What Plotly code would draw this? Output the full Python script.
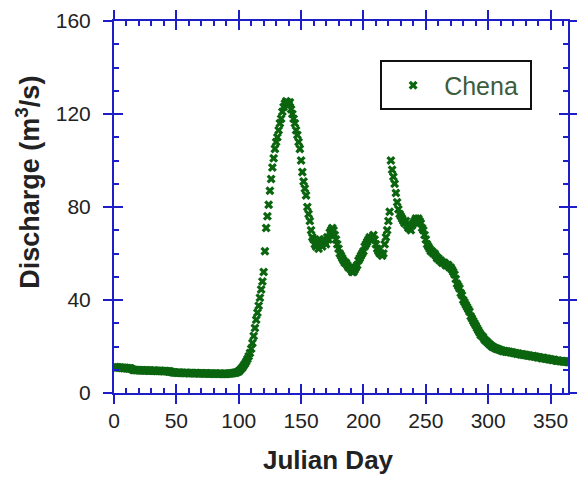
import plotly.graph_objects as go

# Daily discharge of the Chena River over one year
julian_day = list(range(1, 366))

discharge = [
    # days 1-12
    11.2, 11.0, 11.1, 10.9, 11.0, 10.8, 10.9, 10.7, 10.8, 10.6, 10.7, 10.5,
    # days 13-45
    10.6, 10.4, 10.0, 9.9, 9.9, 9.8, 9.9, 9.8, 9.8, 9.7, 9.8, 9.7, 9.7, 9.8, 9.7,
    9.6, 9.7, 9.6, 9.6, 9.7, 9.6, 9.5, 9.6, 9.5, 9.6, 9.5, 9.5, 9.4, 9.5, 9.4,
    9.4, 9.3, 9.2,
    # days 46-98
    9.0, 8.9, 8.8, 8.8, 8.7, 8.7, 8.8, 8.7, 8.6, 8.7, 8.6, 8.6, 8.7, 8.6, 8.5,
    8.6, 8.5, 8.6, 8.5, 8.5, 8.6, 8.5, 8.4, 8.5, 8.4, 8.5, 8.4, 8.4, 8.5, 8.4,
    8.3, 8.4, 8.3, 8.4, 8.3, 8.3, 8.4, 8.3, 8.3, 8.4, 8.3, 8.2, 8.3, 8.2, 8.3,
    8.3, 8.4, 8.4, 8.5, 8.5, 8.6, 8.7, 8.8,
    # days 99-112
    9.0, 9.3, 9.8, 10.4, 11.0, 11.8, 12.6, 13.5, 14.6, 15.8, 17.2, 19.0, 21.5, 24.5,
    # days 113-160 (spring breakup peak)
    28, 31.5, 34.5, 37.5, 41, 44.5, 48, 52, 61, 71, 76, 81, 87, 92, 97, 101,
    105, 108, 110, 113, 116, 118, 121, 123, 124.5, 125.5, 125, 124, 125, 122, 120, 118,
    116, 113, 111, 108, 105, 100, 95, 91, 88, 85, 80, 77, 74, 70, 67, 66,
    # days 161-220
    64, 63, 65, 62, 66, 64, 63, 66, 65, 64, 67, 66, 69, 70, 71, 70, 68, 66, 64, 62,
    60, 59, 58, 57, 56, 56, 55, 54, 54, 53, 52, 52, 53, 54, 55, 57, 58, 59, 60, 61,
    63, 64, 65, 66, 67, 66, 67, 68, 66, 64, 62, 61, 60, 60, 59, 60, 64, 67, 70, 74,
    # days 221-250
    78, 100, 96, 93, 90, 86, 82, 79, 77, 76, 75, 74, 73, 74, 72, 71, 71, 70, 72, 73,
    74, 75, 74, 75, 74, 73, 71, 70, 68, 66,
    # days 251-310
    64, 63, 62, 61, 61, 60, 60, 59, 58, 58, 57, 57, 56, 56, 56, 55, 55, 55, 54, 54,
    53, 52, 51, 49, 47, 46, 45, 43, 42, 40, 39, 38, 37, 36, 35, 33, 32, 31, 30, 29,
    28, 27, 26, 25, 24.5, 24, 23, 22.5, 22, 21.5, 21, 20.5, 20, 19.8, 19.5, 19.2, 19, 18.8, 18.6, 18.4,
    # days 311-365
    18.3, 18.0, 18.1, 17.8, 17.9, 17.6, 17.7, 17.4, 17.5, 17.3, 17.1, 17.2, 16.9, 17.0, 16.8,
    16.6, 16.7, 16.5, 16.3, 16.4, 16.2, 16.0, 16.1, 15.9, 15.8, 15.9, 15.6, 15.7, 15.5, 15.3,
    15.4, 15.2, 15.0, 15.1, 14.9, 14.7, 14.8, 14.6, 14.4, 14.5, 14.3, 14.2, 14.3, 14.0, 13.9,
    14.0, 13.8, 13.7, 13.8, 13.6, 13.5, 13.6, 13.4, 13.3, 13.2,
]

x_ticks = [0, 50, 100, 150, 200, 250, 300, 350]
y_ticks = [0, 40, 80, 120, 160]
series_name = "Chena"
x_title = "Julian Day"
y_title = "Discharge (m<sup>3</sup>/s)"

AXIS_BLUE = "#1e1ec8"
GREEN = "#0b650f"
FONT = "Liberation Sans, Arial, sans-serif"
X_RANGE = [0, 364]
Y_RANGE = [0, 160]

fig = go.Figure()
fig.add_trace(go.Scatter(
    x=julian_day, y=discharge, mode="markers",
    name=series_name + "\u00a0",  # trailing space widens the legend box
    marker=dict(symbol="x", size=8, color=GREEN, line=dict(width=0)),
))
# empty trace so the companion axes (outward half of the major ticks) get drawn
fig.add_trace(go.Scatter(x=[], y=[], xaxis="x2", yaxis="y2",
                         showlegend=False, hoverinfo="skip"))

tick_font = dict(family=FONT, size=21, color="#222222")
inner = dict(
    showline=True, linecolor=AXIS_BLUE, linewidth=2, mirror="allticks",
    ticks="inside", ticklen=9, tickwidth=2, tickcolor=AXIS_BLUE,
    showgrid=False, zeroline=False, tickfont=tick_font, automargin=False,
    minor=dict(ticks="inside", ticklen=5, tickwidth=1.5, tickcolor=AXIS_BLUE,
               dtick=10, tick0=0, showgrid=False),
)
outer = dict(
    showline=True, linecolor=AXIS_BLUE, linewidth=2, mirror="allticks",
    ticks="outside", ticklen=9, tickwidth=2, tickcolor=AXIS_BLUE,
    showgrid=False, zeroline=False, showticklabels=False, automargin=False,
)

fig.update_layout(
    width=577, height=477, autosize=False,
    margin=dict(l=114, r=9, t=21, b=84, autoexpand=False),
    paper_bgcolor="white", plot_bgcolor="white",
    font=dict(family=FONT),
    xaxis=dict(range=X_RANGE, tickvals=x_ticks, ticklabelstandoff=8, **inner),
    yaxis=dict(range=Y_RANGE, tickvals=y_ticks, ticklabelstandoff=17, **inner),
    xaxis2=dict(range=X_RANGE, tickvals=x_ticks, overlaying="x", anchor="y2", **outer),
    yaxis2=dict(range=Y_RANGE, tickvals=y_ticks, overlaying="y", anchor="x2", **outer),
    showlegend=True,
    legend=dict(
        x=0.921, y=0.894, xanchor="right", yanchor="top",
        bordercolor="#111111", borderwidth=2, bgcolor="white",
        font=dict(family=FONT, size=25, color="#3c5c3c"),
        itemwidth=52,
    ),
    annotations=[
        dict(text=x_title, xref="paper", yref="paper", x=0.4714, y=-0.181,
             xanchor="center", yanchor="middle", showarrow=False,
             font=dict(family=FONT, size=26, color="#222222", weight="bold")),
        dict(text=y_title, xref="paper", yref="paper", x=-0.1885, y=0.5664,
             xanchor="center", yanchor="middle", showarrow=False, textangle=-90,
             font=dict(family=FONT, size=27, color="#222222", weight="bold")),
    ],
)

fig.write_html("out.html")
____
Set task:
Write out exactly the opening lines of the data, stopping after the line that holds "julian_day = list(range(1, 366))". Exclude pictures.

Result of the exercise:
What Plotly code would draw this? Output the full Python script.
import plotly.graph_objects as go

# Daily discharge of the Chena River over one year
julian_day = list(range(1, 366))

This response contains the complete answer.